* MATERIALS PROVIDED *
============
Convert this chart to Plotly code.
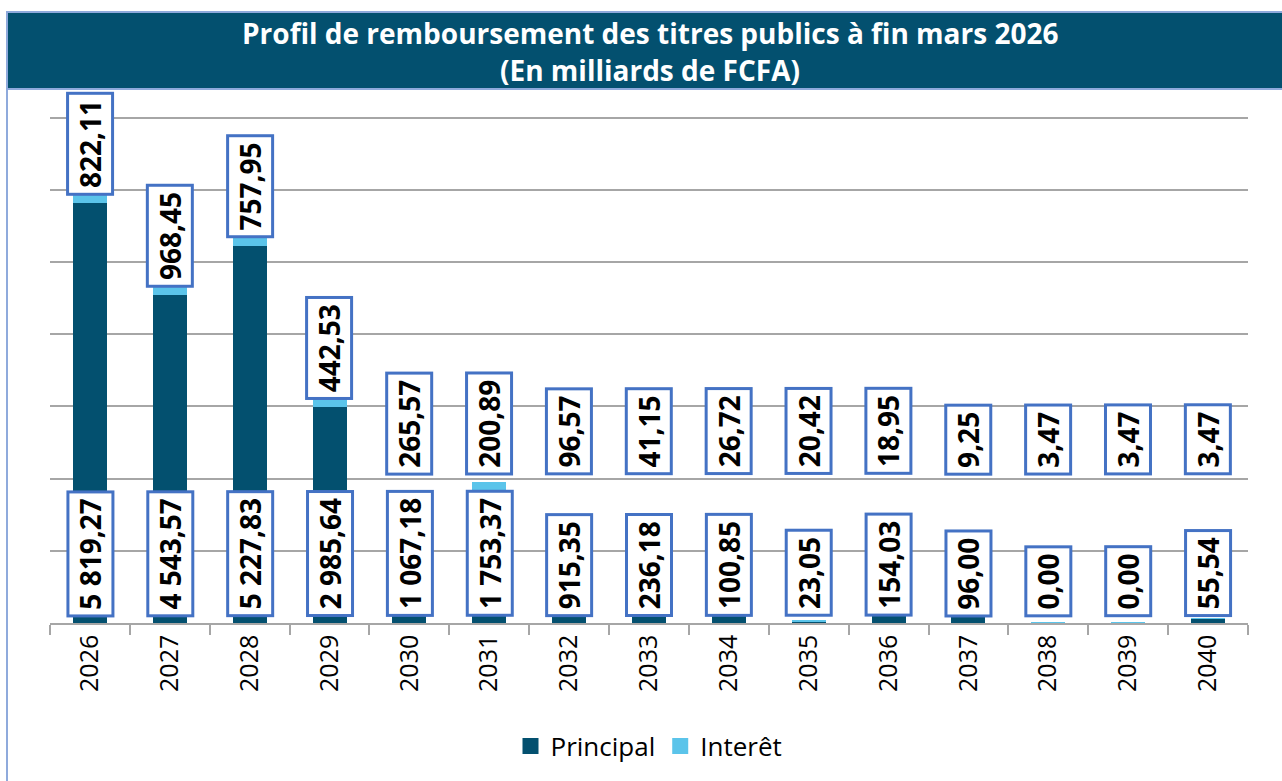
import plotly.graph_objects as go

# ---- data ----
years = ["2026", "2027", "2028", "2029", "2030", "2031", "2032", "2033",
         "2034", "2035", "2036", "2037", "2038", "2039", "2040"]
principal = [5819.27, 4543.57, 5227.83, 2985.64, 1067.18, 1753.37, 915.35,
             236.18, 100.85, 23.05, 154.03, 96.00, 0.00, 0.00, 55.54]
interet = [822.11, 968.45, 757.95, 442.53, 265.57, 200.89, 96.57, 41.15,
           26.72, 20.42, 18.95, 9.25, 3.47, 3.47, 3.47]

title_line1 = "Profil de remboursement des titres publics à fin mars 2026"
title_line2 = "(En milliards de FCFA)"

# ---- style ----
W, H = 1282, 781
ML, MR, MT, MB = 50, 34, 114, 158
DARK = "#03506F"
LIGHT = "#5BC4EA"
BOX = "#4472C4"
FRAME = "#8FAADC"
GRID = "#A6A6A6"
FONT = "Open Sans"
LABEL_FLOOR = 1950  # minimal base for interest labels
PAD = "\u200a"


def px_x(p):
    return (p - ML) / (W - ML - MR)


def px_y(p):
    return (H - MB - p) / (H - MT - MB)


def fr(v):
    s = f"{v:,.2f}"
    return PAD + s.replace(",", " ").replace(".", ",") + PAD


fig = go.Figure()
fig.add_trace(go.Bar(x=years, y=principal, name="Principal",
                     marker=dict(color=DARK, line=dict(width=0)),
                     showlegend=False))
fig.add_trace(go.Bar(x=years, y=interet, name="Interêt",
                     marker=dict(color=LIGHT, line=dict(width=0)),
                     showlegend=False))
# legend entries
fig.add_trace(go.Scatter(x=[years[0]], y=[None], mode="markers", name="Principal",
                         marker=dict(symbol="square", size=18, color=DARK)))
fig.add_trace(go.Scatter(x=[years[0]], y=[None], mode="markers", name="Interêt",
                         marker=dict(symbol="square", size=18, color=LIGHT)))

annotations = []
lab_common = dict(showarrow=False, textangle=-90, bgcolor="white",
                  bordercolor=BOX, borderwidth=3, borderpad=2,
                  font=dict(family=FONT, size=28, color="black", weight="bold"),
                  xref="x", yref="y", yanchor="bottom", xanchor="center")
for k, (p, i) in enumerate(zip(principal, interet)):
    annotations.append(dict(x=k, y=0, text=fr(p), yshift=6, **lab_common))
    annotations.append(dict(x=k, y=max(p, LABEL_FLOOR), text=fr(i), yshift=7,
                            **lab_common))

title_font = dict(family=FONT, size=28, color="white", weight="bold")
annotations.append(dict(x=px_x(650), y=px_y(33), xref="paper", yref="paper",
                        xanchor="center", yanchor="middle",
                        text=title_line1, showarrow=False, font=title_font))
annotations.append(dict(x=px_x(650), y=px_y(70), xref="paper", yref="paper",
                        xanchor="center", yanchor="middle",
                        text=title_line2, showarrow=False, font=title_font))

shapes = [
    dict(type="rect", xref="paper", yref="paper",
         x0=px_x(7), x1=px_x(1295), y0=px_y(12), y1=px_y(800),
         line=dict(color=FRAME, width=2), fillcolor="rgba(0,0,0,0)", layer="below"),
    dict(type="rect", xref="paper", yref="paper",
         x0=px_x(7), x1=px_x(1295), y0=px_y(12), y1=px_y(89),
         line=dict(color=FRAME, width=2), fillcolor=DARK, layer="below"),
]

fig.update_layout(
    width=W, height=H,
    margin=dict(l=ML, r=MR, t=MT, b=MB, autoexpand=False),
    paper_bgcolor="white", plot_bgcolor="white",
    barmode="stack", bargap=0.575,
    font=dict(family=FONT, color="black"),
    annotations=annotations, shapes=shapes,
    legend=dict(orientation="h", x=px_x(649), xanchor="center", y=px_y(746),
                yanchor="middle", font=dict(family=FONT, size=26, color="black"),
                traceorder="normal"),
    xaxis=dict(type="category", range=[-0.5, len(years) - 0.5],
               tickangle=-90, tickson="boundaries",
               ticks="outside", ticklen=10, tickcolor=GRID, tickwidth=1.5,
               showline=True, linecolor=GRID, linewidth=1.5, showgrid=False,
               tickfont=dict(family=FONT, size=25, color="black")),
    yaxis=dict(range=[0, 7050], tickvals=[1000, 2000, 3000, 4000, 5000, 6000, 7000],
               showticklabels=False,
               showgrid=True, gridcolor=GRID, gridwidth=1.5, zeroline=False,
               fixedrange=True),
)

fig.write_html("out.html", config={"displayModeBar": False},
               post_script="document.body.style.margin='0px';document.body.style.overflow='hidden';")
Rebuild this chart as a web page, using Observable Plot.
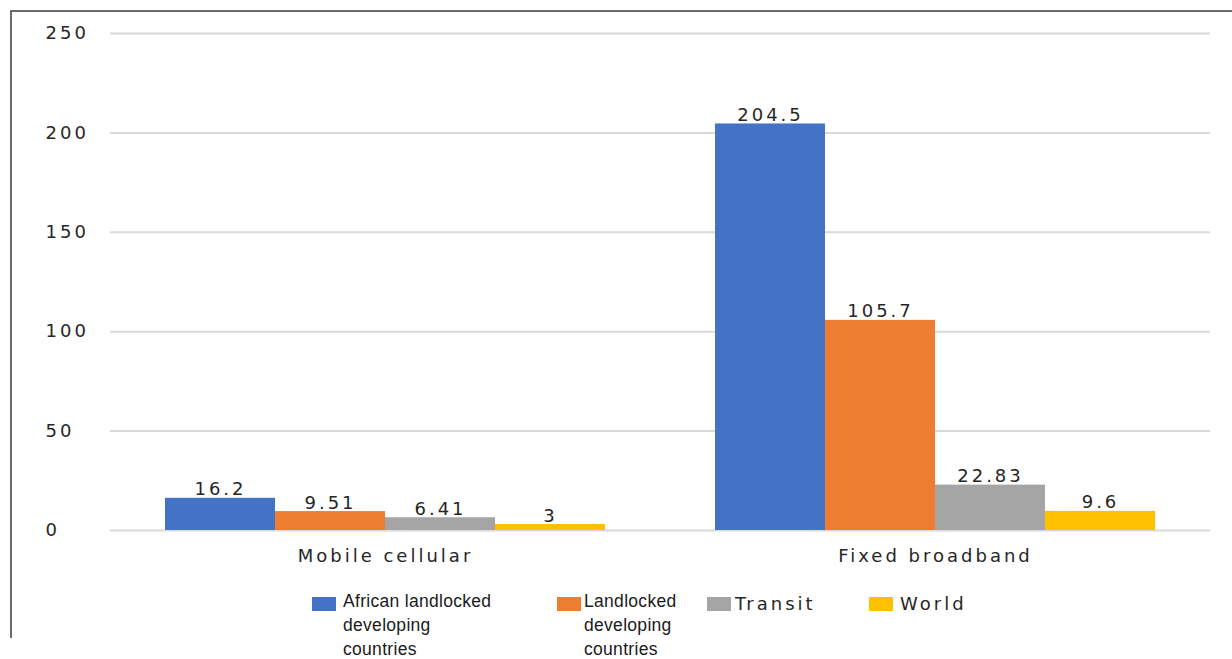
<!DOCTYPE html>
<html>
<head>
<meta charset="utf-8">
<script src="https://cdn.jsdelivr.net/npm/d3@7"></script>
<script src="https://cdn.jsdelivr.net/npm/@observablehq/plot@0.6"></script>
<style>
  html, body { margin: 0; padding: 0; background: #fff; }
  #frame { position: absolute; left: 10px; top: 10px; width: 1222px; height: 628px;
           border-left: 2px solid #6b6b6b; border-top: 2px solid #6b6b6b; box-sizing: border-box; }
  #chart { position: absolute; left: 0; top: 0; }
  #chart svg, #chart svg text { font-family: "DejaVu Sans", sans-serif !important; letter-spacing: 3px; }
  .sw { position: absolute; width: 24px; height: 14px; }
  .lt { position: absolute; font-size: 17.5px; line-height: 24px; color: #1a1a1a; }
  .calibri { font-family: "Liberation Sans", sans-serif; letter-spacing: 0.3px; }
  .dejavu { font-family: "DejaVu Sans", sans-serif; letter-spacing: 3px; font-size: 18px; color: #262626; }
</style>
</head>
<body>
<div id="frame">
  <div id="chart"></div>
  <div id="legend"></div>
</div>
<script>
const categories = ["Mobile cellular", "Fixed broadband"];
const series = ["African landlocked developing countries", "Landlocked developing countries", "Transit", "World"];
const mobileValues = [16.2, 9.51, 6.41, 3];
const fixedValues = [204.5, 105.7, 22.83, 9.6];
const mobileLabels = ["16.2", "9.51", "6.41", "3"];
const fixedLabels = ["204.5", "105.7", "22.83", "9.6"];
const yTicks = [0, 50, 100, 150, 200, 250];
const colors = ["#4472C4", "#ED7D31", "#A5A5A5", "#FFC000"];

const table = [];
series.forEach((s, i) => {
  table.push({category: categories[0], series: s, value: mobileValues[i], label: mobileLabels[i]});
  table.push({category: categories[1], series: s, value: fixedValues[i], label: fixedLabels[i]});
});

const font = "DejaVu Sans";
const ink = "#262626";
const plot = Plot.plot({
  width: 1220,
  height: 568,
  marginLeft: 98,
  marginRight: 22,
  marginTop: 21,
  marginBottom: 50,
  fx: {domain: categories, padding: 0, label: null, axis: null},
  x: {domain: series, paddingInner: 0, paddingOuter: 0.5, axis: null},
  y: {domain: [0, 250], axis: null, label: null},
  color: {domain: series, range: colors},
  style: {fontFamily: font, fontSize: "18px", color: ink, background: "transparent"},
  marks: [
    Plot.gridY(yTicks, {stroke: "#d9d9d9", strokeOpacity: 1, strokeWidth: 2}),
    Plot.barY(table, {fx: "category", x: "series", y: "value", fill: "series"}),
    Plot.text(table, {fx: "category", x: "series", y: "value", text: "label", dy: -3, lineAnchor: "bottom", fontSize: 18, fontFamily: font, fill: ink}),
    Plot.axisY(yTicks, {tickSize: 0, tickPadding: 0, textAnchor: "start", dx: -65, fontSize: 18, fontFamily: font, fill: ink, label: null}),
    Plot.axisFx({anchor: "bottom", tickSize: 0, tickPadding: 19, fontSize: 18, fontFamily: font, label: null, fill: ink})
  ]
});
document.getElementById("chart").appendChild(plot);

// Legend (page coords minus frame offset 12)
const legendItems = [
  {sw: 312, tx: 343, w: 165, cls: "calibri"},
  {sw: 557, tx: 584, w: 104, cls: "calibri"},
  {sw: 707, tx: 735, w: 130, cls: "dejavu"},
  {sw: 869, tx: 900, w: 130, cls: "dejavu"}
];
const legend = document.getElementById("legend");
series.forEach((s, i) => {
  const it = legendItems[i];
  const sw = document.createElement("div");
  sw.className = "sw";
  sw.style.left = (it.sw - 12) + "px";
  sw.style.top = (597 - 12) + "px";
  sw.style.background = colors[i];
  legend.appendChild(sw);
  const t = document.createElement("div");
  t.className = "lt " + it.cls;
  t.style.left = (it.tx - 12) + "px";
  t.style.top = (it.cls === "dejavu" ? 592 - 12 : 589 - 12) + "px";
  t.style.width = it.w + "px";
  t.textContent = s;
  legend.appendChild(t);
});
</script>
</body>
</html>
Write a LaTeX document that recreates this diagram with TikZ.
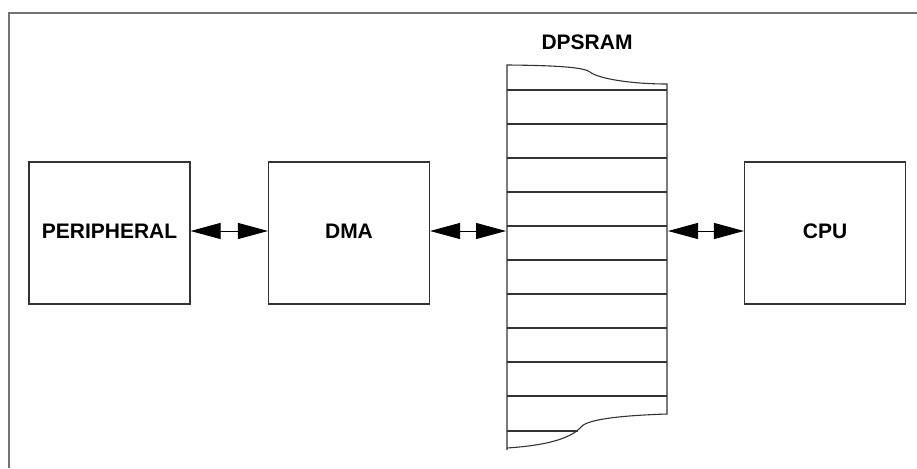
\documentclass[tikz,border=0pt]{standalone}
\usepackage{fontspec}
\setmainfont{Liberation Sans}
\usetikzlibrary{arrows.meta}
\begin{document}
\begin{tikzpicture}[x=1pt,y=-1pt,
  blk/.style={draw=black!80,line width=1.1pt,minimum width=161pt,minimum height=142pt,inner sep=0pt,
    font=\fontsize{21}{24}\bfseries\selectfont,text height=15pt,text depth=5pt},
  biarrow/.style={line width=1pt,{Triangle[length=30pt,width=16pt]}-{Triangle[length=30pt,width=16pt]}},
  ramline/.style={draw=black!80,line width=1.1pt},
  lbl/.style={font=\fontsize{21}{24}\bfseries\selectfont,inner sep=0pt}]
\useasboundingbox (0,0) rectangle (917,468);
% frame
\draw[black!55,line width=1.6pt] (9,468) -- (9,13) -- (917,13);
% blocks
\node[blk] (per) at (109.5,233) {PERIPHERAL};
\node[blk] (dma) at (349,233) {DMA};
\node[blk] (cpu) at (825,233) {CPU};
% DPSRAM
\node[lbl] (ramlabel) at (587,42.5) {DPSRAM};
\draw[ramline] (507,450) -- (507,65) .. controls (560,65.5) and (584,67.5) .. (590,72)
  .. controls (597,78) and (628,84) .. (667,84) -- (667,414)
  .. controls (622,415.5) and (590,419) .. (582,426)
  .. controls (575,434) and (560,444.5) .. (507,448);
\foreach \yy in {90,124,158,192,226,260,294,328,362,396}
  \draw[ramline] (507,\yy) -- (667,\yy);
\draw[ramline] (507,431) -- (578,431);
\coordinate (ramW) at (506,231);
\coordinate (ramE) at (668,231);
% connectors
\draw[biarrow] ([yshift=2pt]per.east) -- ([yshift=2pt]dma.west);
\draw[biarrow] ([yshift=2pt]dma.east) -- (ramW);
\draw[biarrow] (ramE) -- ([yshift=2pt]cpu.west);
\end{tikzpicture}
\end{document}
============
* INSTRUCTIONS TO FOLLOW *
From the opening line of the listing above through the line bearing "import plotly.graph_objects as go", repeat each line exactly. Drop every picture.

* SOLUTION *
Convert this chart to Plotly code.
import plotly.graph_objects as go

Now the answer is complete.